◆ Work to do:
Your task is to repeat all of the data exactly while excluding the pictures.

◆ Raw data:
-.-.-
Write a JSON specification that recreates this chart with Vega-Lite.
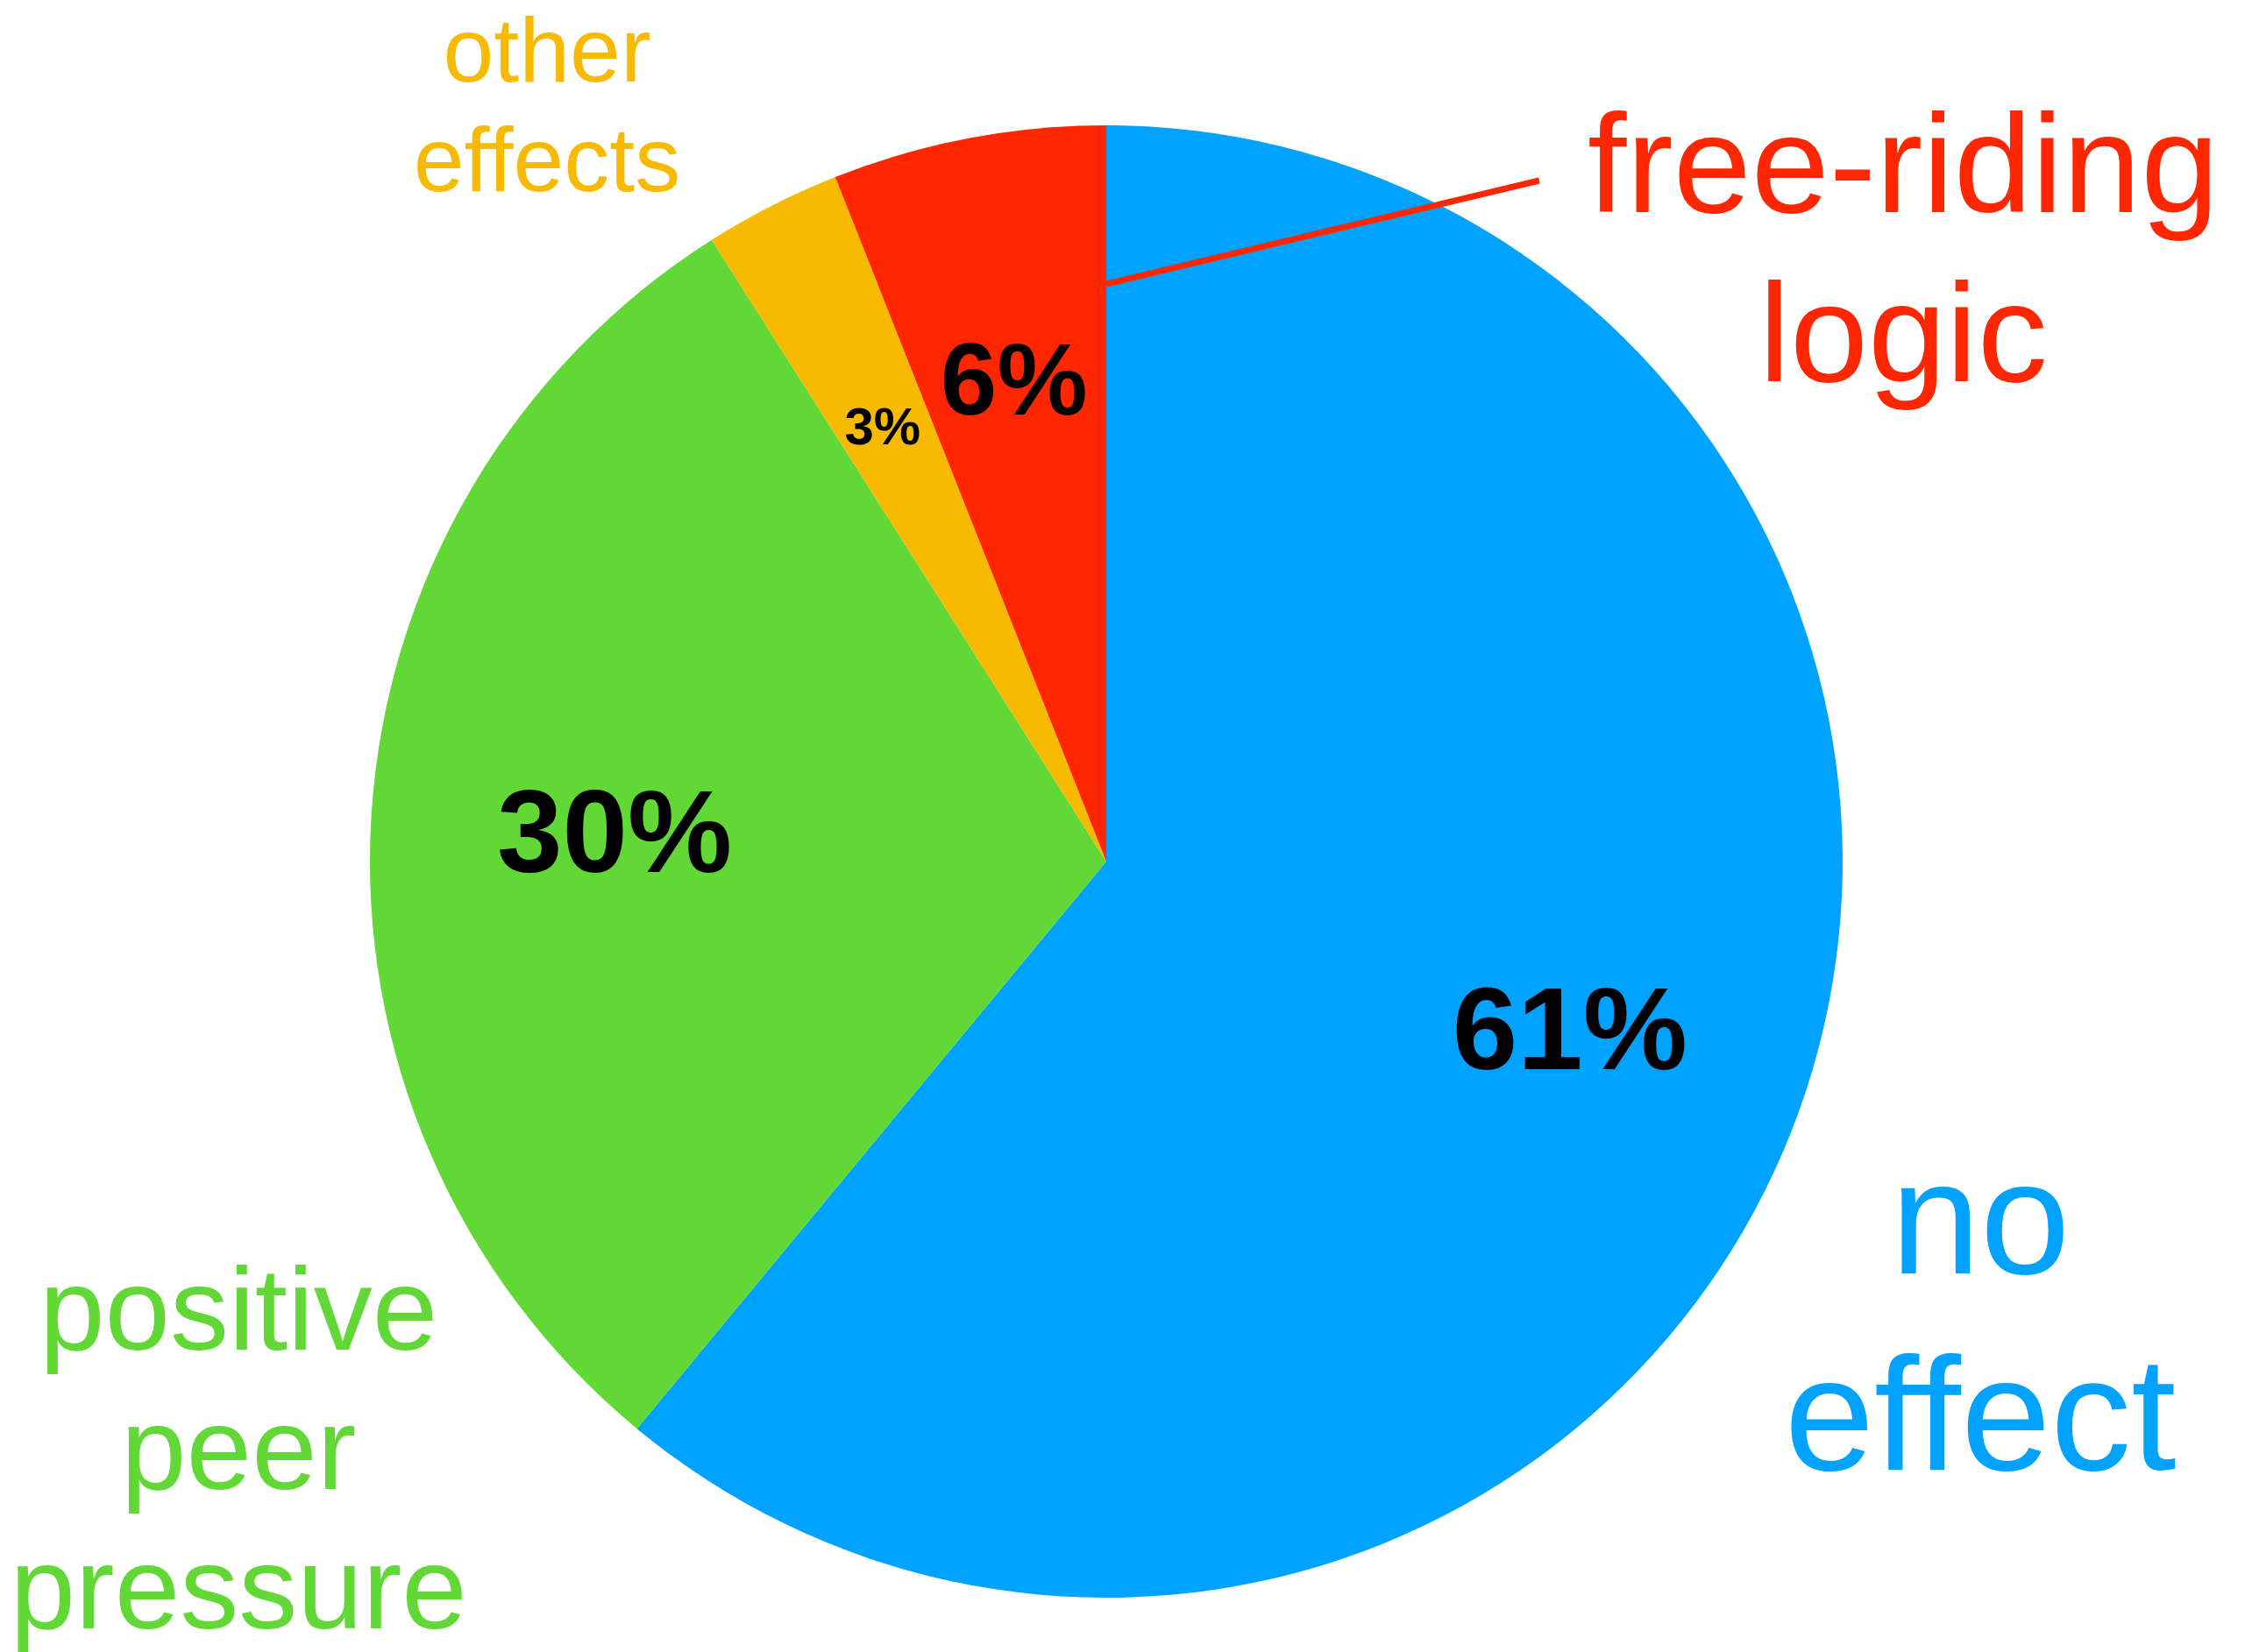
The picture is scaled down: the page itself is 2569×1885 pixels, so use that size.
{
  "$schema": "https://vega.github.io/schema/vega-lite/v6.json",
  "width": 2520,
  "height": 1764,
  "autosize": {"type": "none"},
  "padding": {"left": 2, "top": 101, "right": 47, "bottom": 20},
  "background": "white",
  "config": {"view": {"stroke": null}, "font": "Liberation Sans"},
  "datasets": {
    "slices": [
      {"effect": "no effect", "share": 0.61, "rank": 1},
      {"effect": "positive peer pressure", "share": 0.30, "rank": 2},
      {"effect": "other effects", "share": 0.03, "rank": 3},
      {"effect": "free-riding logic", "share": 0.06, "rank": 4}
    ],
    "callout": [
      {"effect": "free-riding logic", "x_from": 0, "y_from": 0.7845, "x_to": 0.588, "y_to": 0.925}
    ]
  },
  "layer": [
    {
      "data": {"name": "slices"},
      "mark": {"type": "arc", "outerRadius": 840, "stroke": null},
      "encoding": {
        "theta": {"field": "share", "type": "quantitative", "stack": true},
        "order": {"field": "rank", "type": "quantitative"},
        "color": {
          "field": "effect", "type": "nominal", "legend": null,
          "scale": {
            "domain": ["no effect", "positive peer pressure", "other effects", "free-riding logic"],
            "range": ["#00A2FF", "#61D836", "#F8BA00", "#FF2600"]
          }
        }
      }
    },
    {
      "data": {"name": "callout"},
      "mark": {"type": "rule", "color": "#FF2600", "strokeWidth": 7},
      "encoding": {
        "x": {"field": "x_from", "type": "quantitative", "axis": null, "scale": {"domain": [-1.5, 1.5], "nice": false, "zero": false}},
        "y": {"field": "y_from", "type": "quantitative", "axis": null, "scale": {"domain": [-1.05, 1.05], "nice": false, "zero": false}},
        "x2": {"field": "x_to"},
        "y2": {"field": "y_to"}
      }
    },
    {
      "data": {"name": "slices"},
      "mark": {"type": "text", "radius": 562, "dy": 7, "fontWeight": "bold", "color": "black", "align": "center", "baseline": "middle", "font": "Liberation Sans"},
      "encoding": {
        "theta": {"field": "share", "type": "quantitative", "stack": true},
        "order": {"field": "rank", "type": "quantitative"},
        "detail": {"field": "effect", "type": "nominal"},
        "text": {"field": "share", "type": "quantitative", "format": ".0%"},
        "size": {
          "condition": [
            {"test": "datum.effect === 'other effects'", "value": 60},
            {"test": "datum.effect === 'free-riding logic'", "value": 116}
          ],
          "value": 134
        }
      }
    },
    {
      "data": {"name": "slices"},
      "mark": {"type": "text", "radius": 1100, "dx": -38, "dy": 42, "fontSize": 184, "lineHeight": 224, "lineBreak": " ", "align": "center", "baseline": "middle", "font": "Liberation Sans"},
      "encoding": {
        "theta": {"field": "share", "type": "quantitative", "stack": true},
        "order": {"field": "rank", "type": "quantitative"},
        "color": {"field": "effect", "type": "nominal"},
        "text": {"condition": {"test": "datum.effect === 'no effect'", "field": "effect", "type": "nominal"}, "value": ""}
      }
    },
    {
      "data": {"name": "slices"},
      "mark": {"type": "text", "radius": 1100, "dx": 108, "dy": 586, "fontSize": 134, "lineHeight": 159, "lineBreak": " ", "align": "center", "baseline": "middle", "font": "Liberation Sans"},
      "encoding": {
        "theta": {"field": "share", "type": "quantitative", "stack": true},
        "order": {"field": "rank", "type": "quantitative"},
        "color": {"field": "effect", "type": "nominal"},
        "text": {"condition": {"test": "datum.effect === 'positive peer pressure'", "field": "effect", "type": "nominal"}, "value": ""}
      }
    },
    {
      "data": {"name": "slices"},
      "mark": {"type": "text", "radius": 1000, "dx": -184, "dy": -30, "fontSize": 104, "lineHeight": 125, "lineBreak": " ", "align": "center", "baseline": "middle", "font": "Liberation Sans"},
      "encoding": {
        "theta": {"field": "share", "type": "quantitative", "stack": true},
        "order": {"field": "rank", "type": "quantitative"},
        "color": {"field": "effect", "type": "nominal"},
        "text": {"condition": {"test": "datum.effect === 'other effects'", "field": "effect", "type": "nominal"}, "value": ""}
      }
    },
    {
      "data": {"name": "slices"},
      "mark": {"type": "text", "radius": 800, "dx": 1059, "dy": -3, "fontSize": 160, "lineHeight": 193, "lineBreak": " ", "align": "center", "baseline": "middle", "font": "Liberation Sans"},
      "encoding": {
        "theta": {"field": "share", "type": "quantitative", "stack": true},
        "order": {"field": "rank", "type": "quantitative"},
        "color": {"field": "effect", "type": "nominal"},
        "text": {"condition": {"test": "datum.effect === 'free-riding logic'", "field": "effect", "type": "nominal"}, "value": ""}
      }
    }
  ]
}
-.-.-
◆ Exercise solution:
Write a JSON specification that recreates this chart with Vega-Lite.
The picture is scaled down: the page itself is 2569×1885 pixels, so use that size.
{
  "$schema": "https://vega.github.io/schema/vega-lite/v6.json",
  "width": 2520,
  "height": 1764,
  "autosize": {"type": "none"},
  "padding": {"left": 2, "top": 101, "right": 47, "bottom": 20},
  "background": "white",
  "config": {"view": {"stroke": null}, "font": "Liberation Sans"},
  "datasets": {
    "slices": [
      {"effect": "no effect", "share": 0.61, "rank": 1},
      {"effect": "positive peer pressure", "share": 0.30, "rank": 2},
      {"effect": "other effects", "share": 0.03, "rank": 3},
      {"effect": "free-riding logic", "share": 0.06, "rank": 4}
    ],
    "callout": [
      {"effect": "free-riding logic", "x_from": 0, "y_from": 0.7845, "x_to": 0.588, "y_to": 0.925}
    ]
  },
  "layer": [
    {
      "data": {"name": "slices"},
      "mark": {"type": "arc", "outerRadius": 840, "stroke": null},
      "encoding": {
        "theta": {"field": "share", "type": "quantitative", "stack": true},
        "order": {"field": "rank", "type": "quantitative"},
        "color": {
          "field": "effect", "type": "nominal", "legend": null,
          "scale": {
            "domain": ["no effect", "positive peer pressure", "other effects", "free-riding logic"],
            "range": ["#00A2FF", "#61D836", "#F8BA00", "#FF2600"]
          }
        }
      }
    },
    {
      "data": {"name": "callout"},
      "mark": {"type": "rule", "color": "#FF2600", "strokeWidth": 7},
      "encoding": {
        "x": {"field": "x_from", "type": "quantitative", "axis": null, "scale": {"domain": [-1.5, 1.5], "nice": false, "zero": false}},
        "y": {"field": "y_from", "type": "quantitative", "axis": null, "scale": {"domain": [-1.05, 1.05], "nice": false, "zero": false}},
        "x2": {"field": "x_to"},
        "y2": {"field": "y_to"}
      }
    },
    {
      "data": {"name": "slices"},
      "mark": {"type": "text", "radius": 562, "dy": 7, "fontWeight": "bold", "color": "black", "align": "center", "baseline": "middle", "font": "Liberation Sans"},
      "encoding": {
        "theta": {"field": "share", "type": "quantitative", "stack": true},
        "order": {"field": "rank", "type": "quantitative"},
        "detail": {"field": "effect", "type": "nominal"},
        "text": {"field": "share", "type": "quantitative", "format": ".0%"},
        "size": {
          "condition": [
            {"test": "datum.effect === 'other effects'", "value": 60},
            {"test": "datum.effect === 'free-riding logic'", "value": 116}
          ],
          "value": 134
        }
      }
    },
    {
      "data": {"name": "slices"},
      "mark": {"type": "text", "radius": 1100, "dx": -38, "dy": 42, "fontSize": 184, "lineHeight": 224, "lineBreak": " ", "align": "center", "baseline": "middle", "font": "Liberation Sans"},
      "encoding": {
        "theta": {"field": "share", "type": "quantitative", "stack": true},
        "order": {"field": "rank", "type": "quantitative"},
        "color": {"field": "effect", "type": "nominal"},
        "text": {"condition": {"test": "datum.effect === 'no effect'", "field": "effect", "type": "nominal"}, "value": ""}
      }
    },
    {
      "data": {"name": "slices"},
      "mark": {"type": "text", "radius": 1100, "dx": 108, "dy": 586, "fontSize": 134, "lineHeight": 159, "lineBreak": " ", "align": "center", "baseline": "middle", "font": "Liberation Sans"},
      "encoding": {
        "theta": {"field": "share", "type": "quantitative", "stack": true},
        "order": {"field": "rank", "type": "quantitative"},
        "color": {"field": "effect", "type": "nominal"},
        "text": {"condition": {"test": "datum.effect === 'positive peer pressure'", "field": "effect", "type": "nominal"}, "value": ""}
      }
    },
    {
      "data": {"name": "slices"},
      "mark": {"type": "text", "radius": 1000, "dx": -184, "dy": -30, "fontSize": 104, "lineHeight": 125, "lineBreak": " ", "align": "center", "baseline": "middle", "font": "Liberation Sans"},
      "encoding": {
        "theta": {"field": "share", "type": "quantitative", "stack": true},
        "order": {"field": "rank", "type": "quantitative"},
        "color": {"field": "effect", "type": "nominal"},
        "text": {"condition": {"test": "datum.effect === 'other effects'", "field": "effect", "type": "nominal"}, "value": ""}
      }
    },
    {
      "data": {"name": "slices"},
      "mark": {"type": "text", "radius": 800, "dx": 1059, "dy": -3, "fontSize": 160, "lineHeight": 193, "lineBreak": " ", "align": "center", "baseline": "middle", "font": "Liberation Sans"},
      "encoding": {
        "theta": {"field": "share", "type": "quantitative", "stack": true},
        "order": {"field": "rank", "type": "quantitative"},
        "color": {"field": "effect", "type": "nominal"},
        "text": {"condition": {"test": "datum.effect === 'free-riding logic'", "field": "effect", "type": "nominal"}, "value": ""}
      }
    }
  ]
}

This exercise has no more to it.